Wednesday, January 15, 2025

Nagano Dentetsu (Nagano Electric Railway)By Hiroshi Naito

Nagano is a city developed in a basin, known as the Zenkoji Daira, located in the central part of the main island of Japan, about 250 km northwest of Tokyo. As a prefectural capital, with its population of 350,000, Nagano thrives as the commercial and industrial center of the prefecture. Also it is well known to the world because of the 1998 Winter Olympic Games held in the city and its vicinity. It can be easily accessed from Tokyo after a journey of about two hours and twenty minutes by the Nagano Shinkansen, which was completed in 1997 in time the Olympic Games. With a number of tourist resorts located in the mountainous areas surrounding the basin, Nagano city is situated as a strategic point of the area’s sightseeing activities.

The Nagano Dentetsu (Nagano Electric Railway) is a regional private rail service that covers the city’s suburban areas and some cities and towns scattered in the basin. The railway’s main service route is between Nagano and Yudanaka, known as a great hot spring resort and the entrance to the Shigakogen (Shiga Plateau) skiing resort. Series 2000 3-car limited express trains in a two-tone livery of red and cream connect both termini in 50 minutes to carry sightseers. Regular services on the main line and branch lines are by stainless-steel made series 3500 cars, ex-Eidan Subway’s type 3000 cars that flourished in the late 60s through the 80s on the Hibiya Line. The railway once used to use other types, but currently, its fleet consists of these two types of rolling stock.

Nagano’s Zenkoji Basin is divided into the eastern area and western area by the Chikuma River, another name of the great Shinano River, the longest river in Japan, for its upstream part. The western area benefited early from the national railway’s Shinetsu Main Line that opened in 1893. People in the eastern area longed for rail service and established a private railway, with its initial segment opened in 1920. The service was extended segment by segment, and completed the current form of the Nagano Dentetsu routes in 1926, reaching Nagano by crossing the Chikuma River. Now, the Nagano Dentetsu consists of three lines, the Koto Line covering the 50.4 km between Yashiro and Kijima, the Nagano Line covering the 12.5 km between Suzaka and Nagano, and the Yamanouchi Line covering the 7.6 km between Shinshu-Nakano and Yudanaka, totaling a service route length of 70.5 km. The limited express services from Nagano targeting tourists cover the Nagano Line and the Yamanouchi Line up to Yudanaka with hourly operation. Frequent services for commuters and regular passengers operate mostly between Nagano and Shinshu-Nakano every 15 minutes. The Yashiro Line and the Koto Line’s Shinshu-Nakano to Kijima section are quietly served by hourly operation. The Nagano Line’s Nagano to Asahi section, 6.3 km, features double track, but all other routes are on single track.

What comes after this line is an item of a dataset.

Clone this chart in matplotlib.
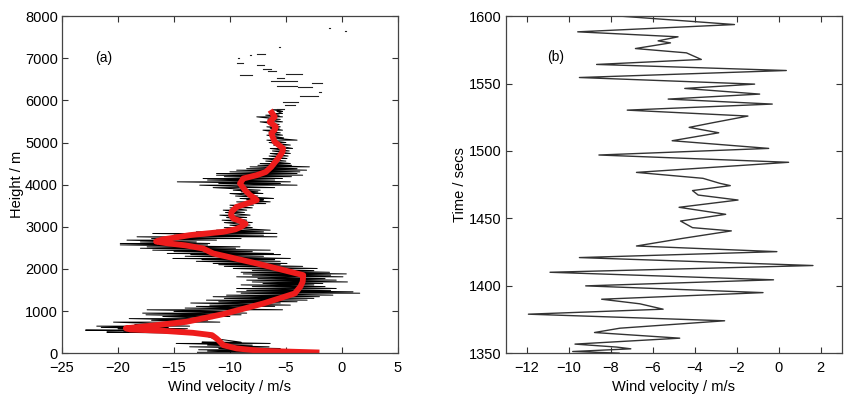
import numpy as np
import matplotlib.pyplot as plt

plt.rcParams['font.family'] = ['Liberation Sans', 'DejaVu Sans']

# (a) raw sounding: for each height row, left and right extent of the spike
row_h = [20, 50, 80, 110, 150, 190, 230, 260, 350, 440, 480,
         500, 530, 546, 580, 610, 641, 680, 736, 780, 820, 870, 910, 950, 990,
         1029, 1070, 1110, 1140, 1190, 1220, 1258, 1300, 1340, 1377, 1423, 1456,
         1490, 1535, 1580, 1620, 1654, 1690, 1733, 1770, 1812, 1850, 1881, 1920,
         1960, 2010, 2060, 2100, 2129, 2180, 2220, 2248, 2300, 2340, 2367, 2410,
         2445, 2490, 2524, 2570, 2604, 2640, 2683, 2720, 2762, 2800, 2841, 2880,
         2920, 2980, 3039, 3100, 3157, 3220, 3276, 3340, 3395, 3450, 3513, 3550,
         3592, 3640, 3672, 3730, 3790, 3830, 3869, 3930, 3988, 4030, 4067, 4110,
         4146, 4190, 4225, 4265, 4304, 4344, 4380, 4423, 4460, 4502, 4560, 4620,
         4680, 4741, 4800, 4860, 4940, 5000, 5057, 5110, 5175, 5230, 5294, 5340,
         5373, 5430, 5491, 5550, 5610, 5650, 5689, 5740, 5780]
row_left = [-12.9, -12.0, -12.8, -11.0, -13.6, -12.0, -14.8, -12.5, -11.5, -12.5, -16.0,
            -21.0, -19.5, -22.9, -20.0, -21.5, -21.9, -18.5, -20.4, -17.0, -19.0, -16.0, -17.5, -17.8, -15.0,
            -17.4, -14.0, -13.0, -11.8, -13.5, -11.0, -12.1, -10.5, -11.5, -10.3, -9.0, -9.4,
            -8.5, -9.4, -8.0, -9.0, -7.05, -8.0, -8.5, -7.5, -9.4, -8.0, -8.8, -9.0,
            -8.0, -9.7, -10.5, -11.0, -11.5, -13.0, -12.5, -15.1, -14.0, -13.5, -15.6, -15.0,
            -16.9, -18.0, -17.4, -19.8, -19.8, -18.0, -19.2, -17.0, -18.3, -15.0, -16.9, -13.0,
            -11.2, -10.5, -10.0, -10.5, -10.7, -10.3, -10.9, -10.4, -10.6, -10.0, -10.0, -9.0,
            -9.4, -8.5, -9.1, -9.5, -10.0, -9.0, -9.7, -11.5, -12.7, -11.0, -14.7, -12.0,
            -12.4, -10.5, -11.2, -11.2, -10.0, -9.4, -8.5, -8.2, -7.5, -7.3, -6.8, -7.05,
            -6.5, -6.4, -6.2, -6.4, -6.1, -6.5, -6.7, -6.3, -6.7, -6.5, -7.05, -6.4,
            -6.7, -6.5, -7.3, -6.6, -7.6, -6.8, -6.4, -5.8, -6.2]
row_right = [-7.9, -4.6, -6.0, -5.5, -6.5, -8.0, -6.4, -9.0, -11.5, -12.5, -16.0,
             -15.0, -14.5, -14.0, -13.8, -15.5, -13.6, -14.5, -10.9, -12.0, -11.5, -10.0, -9.0, -8.5, -9.5,
             -5.3, -8.0, -6.0, -4.6, -5.5, -4.0, -3.1, -2.5, -2.0, -0.8, 1.6, 1.0,
             -1.0, -0.5, -1.5, -2.5, -1.7, 0.5, -0.5, -1.5, 0.1, -1.0, 0.4, -1.1,
             -2.5, -2.2, -3.5, -5.5, -4.9, -5.5, -6.0, -4.6, -7.0, -5.5, -6.1, -8.0,
             -6.4, -9.5, -9.1, -12.0, -11.8, -13.0, -11.2, -9.0, -5.8, -7.0, -5.8, -7.0,
             -6.4, -8.0, -8.2, -8.0, -8.5, -8.5, -8.2, -8.7, -8.5, -8.0, -7.9, -6.8,
             -6.4, -7.0, -6.1, -7.5, -7.05, -7.5, -7.3, -6.0, -4.0, -5.5, -4.6, -6.0,
             -5.3, -4.5, -3.5, -4.0, -3.75, -3.15, -4.0, -2.9, -4.5, -4.6, -5.0, -4.9,
             -4.8, -4.6, -4.7, -4.4, -4.6, -5.0, -4.0, -5.2, -5.3, -5.5, -5.3, -5.6,
             -5.5, -5.6, -5.3, -5.5, -5.3, -5.6, -5.3, -5.3, -5.5]

# sparse readings above ~5800 m (short dashes)
dash_h = [5800, 5880, 5959, 6101, 6196, 6315, 6354, 6402, 6457, 6535, 6592,
          6616, 6695, 6735, 6830, 6892, 6996, 7067, 7106, 7272, 7660, 7723]
dash_left = [-5.8, -5.1, -5.3, -3.75, -2.0, -3.9, -5.8, -2.7, -6.3, -5.8, -9.1,
             -5.0, -6.6, -7.05, -7.6, -9.4, -9.25, -8.25, -7.56, -5.65, 0.28, -1.12]
dash_right = [-5.2, -4.2, -3.9, -2.1, -1.9, -2.7, -4.05, -1.8, -4.05, -5.2, -8.0,
              -3.6, -5.9, -6.3, -7.0, -8.8, -9.15, -8.15, -6.88, -5.55, 0.38, -1.02]

# (a) smoothed profile
red_h = [15, 55, 111, 190, 300, 348, 427, 482, 530, 562, 590, 641, 743, 926,
         1180, 1417, 1580, 1693, 1852, 1930, 2129, 2367, 2485, 2560, 2604, 2650,
         2700, 2740, 2801, 2880, 2940, 2999, 3070, 3118, 3197, 3280, 3355, 3473,
         3560, 3632, 3700, 3751, 3870, 4028, 4147, 4226, 4300, 4423, 4622, 4780,
         4860, 5016, 5215, 5300, 5373, 5491, 5610, 5728, 5770]
red_v = [-2.0, -7.3, -9.4, -10.6, -11.0, -11.2, -11.6, -13.3, -16.0, -18.9, -19.3,
         -17.4, -13.9, -10.6, -7.0, -4.2, -3.7, -3.5, -3.45, -4.6, -7.6, -11.5,
         -12.4, -14.0, -15.5, -16.6, -16.0, -15.0, -13.6, -10.6, -9.5, -9.0, -8.6,
         -8.9, -9.7, -9.9, -9.85, -9.4, -8.4, -7.6, -7.9, -8.2, -8.65, -9.1, -8.8,
         -7.6, -6.8, -6.3, -5.7, -5.3, -5.25, -6.0, -6.3, -6.0, -5.9, -6.45, -6.0,
         -6.3, -6.4]

# (b) time series turning points
t_b = [1600, 1593.8, 1588.4, 1584.7, 1581.7, 1580.2, 1576, 1572.8, 1567.9, 1564.2,
       1559.7, 1554.5, 1549.6, 1546.4, 1542.2, 1538.5, 1534.8, 1530.3, 1525.9,
       1521, 1517.5, 1513.5, 1507.6, 1501.9, 1497, 1491.6, 1484.1, 1479.7, 1476,
       1474.3, 1470.6, 1467.3, 1463.6, 1458.2, 1453, 1448, 1443.1, 1440.7, 1435.2,
       1429.5, 1425.3, 1420.9, 1415, 1410, 1404.4, 1399.9, 1394.9, 1390, 1386.6,
       1382.6, 1378.9, 1374, 1368.5, 1365.3, 1361.1, 1356.7, 1354.5, 1353.2,
       1351.2, 1350]
v_b = [-7.5, -2.1, -9.57, -4.79, -5.74, -5.15, -6.82, -4.39, -3.68, -8.67,
       0.37, -9.49, -1.14, -4.47, -0.9, -5.26, -0.3, -7.21, -1.46,
       -3.12, -4.26, -2.85, -5.07, -0.47, -8.56, 0.48, -6.77, -3.6, -2.8,
       -2.3, -4.1, -3.83, -1.93, -4.74, -2.52, -4.67, -4.1, -2.25, -4.55,
       -6.77, -0.08, -9.49, 1.64, -10.89, -0.24, -9.19, -0.74, -8.43, -6.61,
       -5.5, -11.92, -2.57, -7.56, -8.77, -4.71, -9.7, -7.72, -7.04,
       -9.81, -7.6]

fig = plt.figure(figsize=(8.5, 3.95), dpi=100)
ax1 = fig.add_axes([0.073, 0.106, 0.395, 0.853])
ax2 = fig.add_axes([0.595, 0.106, 0.395, 0.853])

# zigzag through the spikes
zx = np.column_stack([row_left, row_right]).ravel()
zy = np.repeat(row_h, 2)
ax1.plot(zx, zy, color='black', lw=0.7)
for h, a, b in zip(dash_h, dash_left, dash_right):
    ax1.plot([a, b], [h, h], color='#222222', lw=0.8)
ax1.plot(red_v, red_h, color='#ee1c1c', lw=4.2, solid_capstyle='butt')

ax1.set_xlim(-25, 5)
ax1.set_ylim(0, 8000)
ax1.set_xticks(np.arange(-25, 6, 5))
ax1.set_yticks(np.arange(0, 8001, 1000))
ax1.set_xlabel('Wind velocity / m/s', fontsize=10.5, labelpad=3)
ax1.set_ylabel('Height / m', fontsize=10.5, labelpad=1)
ax1.text(-21.3, 7000, '(a)', fontsize=10, ha='center', va='center')

ax2.plot(v_b, t_b, color='#333333', lw=1.0)
ax2.set_xlim(-13, 3)
ax2.set_ylim(1350, 1600)
ax2.set_xticks(np.arange(-12, 3, 2))
ax2.set_yticks(np.arange(1350, 1601, 50))
ax2.set_xlabel('Wind velocity / m/s', fontsize=10.5, labelpad=3)
ax2.set_ylabel('Time / secs', fontsize=10.5, labelpad=1)
ax2.text(-10.6, 1569.5, '(b)', fontsize=10, ha='center', va='center')

for ax in (ax1, ax2):
    ax.tick_params(direction='in', top=True, right=True, length=4,
                   width=0.8, labelsize=10.5, color='#333333')
    ax.tick_params(axis='x', pad=6)
    ax.tick_params(axis='y', pad=3)
    for s in ax.spines.values():
        s.set_color('#444444')
        s.set_linewidth(0.9)

fig.savefig('out.png', dpi=100)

Particularly, the first 2.3 km from Nagano to Zenkoji-shita is an underground section completed in 1981 to eliminate level crossings, thus resolving the worsened traffic congestion in the city center area. The track is entirely on 1,067 mm narrow gauge, and is electrified on 1500v DC. All the traffic is controlled from Suzaka by CTC, and the trains are protected by ATS over the entire length of the routes. If you ride a train from Nagano, after the underground section, a suburban ambience continues for a while, but only as far as Asahi, where the double track section ends. The scenery along most parts of the lines is rustic enough and full of rice paddies and apple orchards. Particularly, one may feel rather desolate about the Koto Line’s Shinshu-Nakano to Kijima section and Suzaka to Yahiro section due to the quiet service frequency along with rural scenery alongside the track. Reportedly, the Shishu-Nakano to Kijima section is being abandoned soon this year or next year.

The Nagano Dentetsu was once more prosperous with tourists coming to the sightseeing spots and hot spring resorts in the region represented by the Shigakogen. There even used to be through expresses from Ueno/Tokyo served by the JNR’s 165 series EMUs which came via the southern terminus of Yashiro, where the rail was linked to the Shinetsu Main Line. As automobiles became the more common mode of transportation with the growth of expressways, this unique service was discontinued in 1981. The position of Yashiro further declined due to the opening of the Nagano Shinkansen. The Shinetsu Main Line suffered from segment discontinuance between Karuizawa and Shinonoi (Yashiro is en-route on this section), although the third sector Shinano Railway took over the service on this segment. Now, no rail link exists at Yashiro to the Shinano Railway.

All photos in this page were taken by the author in April 2001.

UPDATE:  Since this article was written the Shinshū-Nakano to Kijima line was closed in 2002; the Suzaka to Yashiro line closed on 31 March 2012 both due to declining patronage. This leaves the Nagano to Yudanaka main line as the only section still in operation.